This is the README file for Scripts for that generate SPELL database
wb2spell.sh is the master script that manage the whole process of converting microarray, RNAseq and tiling array data from multi-species into SPELL data files. The following scripts work on different jobs during this process.
- dumpWS_Gene_Analysis.sh
Dump out all the required ace files from current WS release and store them under ../ace_files/
- prepSRA.sh
Copy and unzip all the RNAseq and tiling array expression value files from current WS release and store them in different species folders.
- make_alias_table_from_file.pl
Create gene_list.txt, alias_to_systematic.txt, and systematic_to_common.txt files for SPELL database.
- createMrPCLandTables.pl
Create PCL files, dataset_list_mr.txt and dataset_table_mr.txt files for microarray data of different species. This script can parse all species at the same time. For example: ./createMrPCLandTables.pl
- createMassSpecPCLandTables.pl
Create PCL files, dataset_list_ms.txt and dataset_table_ms.txt files for Proteommics/MassSpec data of different species. This script can parse all species at the same time. For example: ./createMassSpecPCLandTables.pl
- createRNAseqPCL.pl
Create PCL files for RNAseq data of different species. Need to add species specifications when running the script. For example: ./createRNAseqPCL.pl ce
- make_RNAseq_dataset_table.pl
Create dataset_list_RNAseq.txt and dataset_table_RNAseq.txt files for different species. Need to add species specifications when running the script. For example: ./make_RNAseq_dataset_table.pl ce
- merge_TAR_ExprValue.pl
Work on the expression value files for tiling array experiments to merge values to one value per gene.
- createTARcePCL.pl
Create PCL files for tiling array data (C. elegans only).
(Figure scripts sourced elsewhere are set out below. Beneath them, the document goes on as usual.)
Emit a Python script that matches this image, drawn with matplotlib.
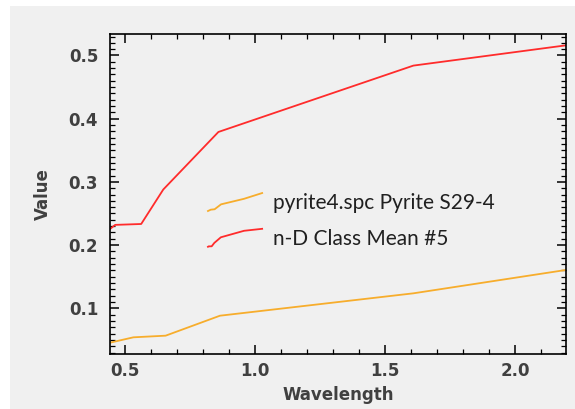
#!/usr/bin/env python3
"""
Spectral plot: library spectrum vs. n-D class mean.
"""
import matplotlib
matplotlib.use("Agg")
import matplotlib.pyplot as plt
from matplotlib.legend_handler import HandlerBase
from matplotlib.lines import Line2D
from matplotlib.patches import Rectangle
from matplotlib.ticker import MultipleLocator
import numpy as np

# Data
pyrite_wl = [0.442, 0.532, 0.656, 0.865, 1.609, 2.195]
pyrite_val = [0.0456, 0.0541, 0.0567, 0.0883, 0.1237, 0.1606]

classmean_wl = [0.442, 0.462, 0.562, 0.647, 0.859, 1.609, 2.195]
classmean_val = [0.2255, 0.232, 0.2334, 0.288, 0.379, 0.484, 0.516]

series_labels = ["pyrite4.spc Pyrite S29-4", "n-D Class Mean #5"]
series_colors = ["#f7ad2c", "#ff2b2b"]

BG = "#f0f0f0"
TXT = "#404040"


class MiniSpectrumHandler(HandlerBase):
    """Legend handle that draws a small copy of the spectrum."""

    def __init__(self, xs, ys, color):
        super().__init__()
        self.xs = np.asarray(xs)
        self.ys = np.asarray(ys)
        self.color = color

    def create_artists(self, legend, orig_handle, xdescent, ydescent,
                       width, height, fontsize, trans):
        xn = (self.xs - self.xs.min()) / (self.xs.max() - self.xs.min())
        yn = (self.ys - self.ys.min()) / (self.ys.max() - self.ys.min())
        line = Line2D(xn * width - xdescent, yn * height - ydescent,
                      color=self.color, lw=1.3, transform=trans)
        return [line]


fig = plt.figure(figsize=(5.75, 4.09), dpi=100, facecolor="white")
fig.patches.append(Rectangle((10 / 575, 0), 1, 1 - 6 / 409, transform=fig.transFigure,
                             facecolor=BG, edgecolor="none", zorder=-10))

ax = fig.add_axes([110 / 575, 1 - 354 / 409, (565.7 - 110) / 575, (354 - 34) / 409])
ax.set_facecolor(BG)

h1, = ax.plot(pyrite_wl, pyrite_val, color=series_colors[0], lw=1.3)
h2, = ax.plot(classmean_wl, classmean_val, color=series_colors[1], lw=1.3)

ax.set_xlim(0.442, 2.195)
ax.set_ylim(0.0277, 0.534)

ax.xaxis.set_major_locator(MultipleLocator(0.5))
ax.xaxis.set_minor_locator(MultipleLocator(0.1))
ax.yaxis.set_major_locator(MultipleLocator(0.1))
ax.yaxis.set_minor_locator(MultipleLocator(0.01))
ax.xaxis.set_major_formatter(plt.FormatStrFormatter("%.1f"))
ax.yaxis.set_major_formatter(plt.FormatStrFormatter("%.1f"))

ax.tick_params(which="both", direction="in", top=True, right=True, color="black")
ax.tick_params(which="major", length=6.5, width=1.1, labelsize=12, labelcolor=TXT)
ax.tick_params(axis="x", which="major", pad=6)
ax.tick_params(axis="y", which="major", pad=8.5)
ax.tick_params(which="minor", length=3.5, width=0.9)
for lab in ax.get_xticklabels() + ax.get_yticklabels():
    lab.set_fontweight("bold")
for sp in ax.spines.values():
    sp.set_linewidth(1.2)

ax.set_xlabel("Wavelength", fontsize=12, fontweight="bold", color=TXT, labelpad=4)
ax.set_ylabel("Value", fontsize=12, fontweight="bold", color=TXT, labelpad=12)

leg = ax.legend([h1, h2], series_labels,
                handler_map={h1: MiniSpectrumHandler(pyrite_wl, pyrite_val, series_colors[0]),
                             h2: MiniSpectrumHandler(classmean_wl, classmean_val, series_colors[1])},
                loc="upper left", bbox_to_anchor=(0.215, 0.503), frameon=False,
                borderpad=0, borderaxespad=0,
                prop={"family": "Lato", "size": 15}, labelcolor="#202020",
                handlelength=2.6, handleheight=0.95, handletextpad=0.5, labelspacing=0.75)

fig.savefig("out.png", dpi=100, facecolor=fig.get_facecolor())
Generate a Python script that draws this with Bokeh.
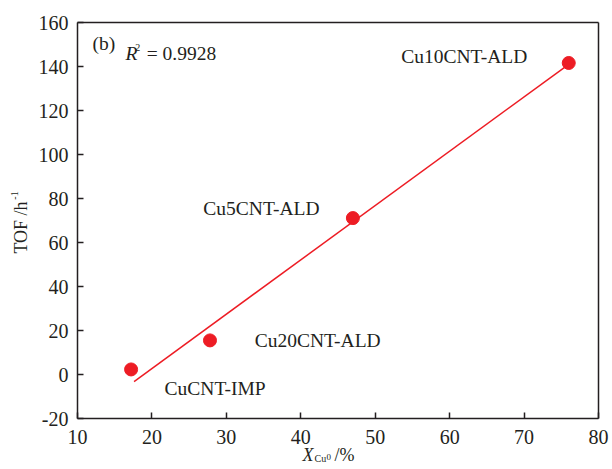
import numpy as np
from bokeh.plotting import figure
from bokeh.models import Range1d, FixedTicker, Label, ColumnDataSource, LinearAxis
from bokeh.embed import file_html
from bokeh.resources import INLINE

# ---- data ----
samples = ["CuCNT-IMP", "Cu20CNT-ALD", "Cu5CNT-ALD", "Cu10CNT-ALD"]
x_cu0 = [17.2, 27.8, 47.0, 76.0]
tof = [2.3, 15.5, 71.1, 141.6]
fit_x = [17.6, 76.0]
fit_y = [-3.2, 141.0]
x_ticks = [10, 20, 30, 40, 50, 60, 70, 80]
y_ticks = [-20, 0, 20, 40, 60, 80, 100, 120, 140, 160]
x_lim = (10, 80)
y_lim = (-20, 160)
r2_text = "= 0.9928"

FONT = "Liberation Serif"
TXT = "#231f20"
RED = "#ed1c24"
W, H = 612, 469
# where the plotting box sits on the page (pixels)
BOX_L, BOX_R, BOX_T, BOX_B = 77, 598, 22, 418
sx = (BOX_R - BOX_L) / (x_lim[1] - x_lim[0])
sy = (BOX_B - BOX_T) / (y_lim[1] - y_lim[0])
xr = Range1d(x_lim[0] - BOX_L / sx, x_lim[1] + (W - BOX_R) / sx)
yr = Range1d(y_lim[0] - (H - BOX_B) / sy, y_lim[1] + BOX_T / sy)

def px2x(px):
    return x_lim[0] + (px - BOX_L) / sx

def py2y(py):
    return y_lim[0] + (BOX_B - py) / sy

p = figure(width=W, height=H, output_backend="svg", toolbar_location=None,
           x_range=xr, y_range=yr, x_axis_location=None, y_axis_location=None,
           min_border=0)
p.grid.visible = False
p.outline_line_color = None
p.background_fill_color = "white"
p.border_fill_color = "white"

def style_axis(ax, ticks, show_labels=True):
    ax.ticker = FixedTicker(ticks=ticks)
    ax.major_label_overrides = {t: str(t) for t in ticks}
    ax.major_tick_in = 6
    ax.major_tick_out = 0
    ax.minor_tick_in = 0
    ax.minor_tick_out = 0
    ax.axis_line_width = 1.5
    ax.axis_line_color = TXT
    ax.major_tick_line_width = 1.5
    ax.major_tick_line_color = TXT
    ax.major_label_text_font = FONT
    ax.major_label_text_font_size = "20px" if show_labels else "0px"
    ax.major_label_text_color = TXT

xa = LinearAxis(fixed_location=y_lim[0], bounds=x_lim, major_label_standoff=11)
style_axis(xa, x_ticks)
p.add_layout(xa, "below")
ya = LinearAxis(fixed_location=x_lim[0], bounds=y_lim, major_label_standoff=9)
style_axis(ya, y_ticks)
p.add_layout(ya, "left")
ta = LinearAxis(fixed_location=y_lim[1], bounds=x_lim)
style_axis(ta, [], show_labels=False)
p.add_layout(ta, "above")
ra = LinearAxis(fixed_location=x_lim[1], bounds=y_lim)
style_axis(ra, [], show_labels=False)
p.add_layout(ra, "right")

# fit line and points
p.line(fit_x, fit_y, line_color=RED, line_width=1.5)
src = ColumnDataSource(dict(x=x_cu0, y=tof, name=samples))
p.scatter("x", "y", source=src, size=13, fill_color=RED, line_color=RED)

def lab(x, y, text, size="19.5px", style="normal", align="left", angle=0.0):
    p.add_layout(Label(x=x, y=y, text=text, text_font=FONT, text_font_size=size,
                       text_font_style=style, text_color=TXT, text_align=align,
                       text_baseline="middle", angle=angle))

# sample labels
label_pos = {"CuCNT-IMP": (21.7, -6.4), "Cu20CNT-ALD": (33.8, 15.5),
             "Cu5CNT-ALD": (26.9, 75.5), "Cu10CNT-ALD": (53.5, 144.5)}
for s in samples:
    lx, ly = label_pos[s]
    lab(lx, ly, s)

lab(12.0, 150.5, "(b)")
lab(16.45, 146.0, "R", style="italic")
lab(17.75, 148.6, "2", size="10px")
lab(19.3, 146.0, r2_text)

# axis titles (pixel positions converted to data space)
lab(px2x(20), py2y(227), "TOF /h", size="18px", align="center", angle=np.pi / 2)
lab(px2x(14), py2y(195), "-1", size="10px", align="center", angle=np.pi / 2)

lab(px2x(302), py2y(454), "X", size="18px", style="italic")
lab(px2x(314), py2y(458), "Cu", size="10px")
lab(px2x(326), py2y(456), "0", size="9px")
lab(px2x(334), py2y(454), "/%", size="18px")

with open("out.html", "w") as f:
    f.write(file_html(p, INLINE))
- make_TAR_dataset_table.pl
Create dataset_list_TAR.txt and dataset_table_TAR.txt files for tiling array data (C. elegans only).
- enrich_dataset_table.pl
Merge all the dataset_list*.txt and dataset_table*.txt files from different species and data types, create the final version of dataset_list.txt, dataset_table.txt and dataset_table_enriched.txt files for SPELL database. dataset_table_enriched.txt has HTML links embedded in the entries. This is the file that will be read into SPELL database. This script uses SPELLDataSet_Topics_annotation.csv to include annotated dataset topic tags.
- update_spell_dev_dbi.pl
This script update SPELL database with the newly generated table files.
- listProbeMrFiles.pl
Create a shell script called addTitle_MrProbeFiles.sh to add column titles to the probe centric microarray data files.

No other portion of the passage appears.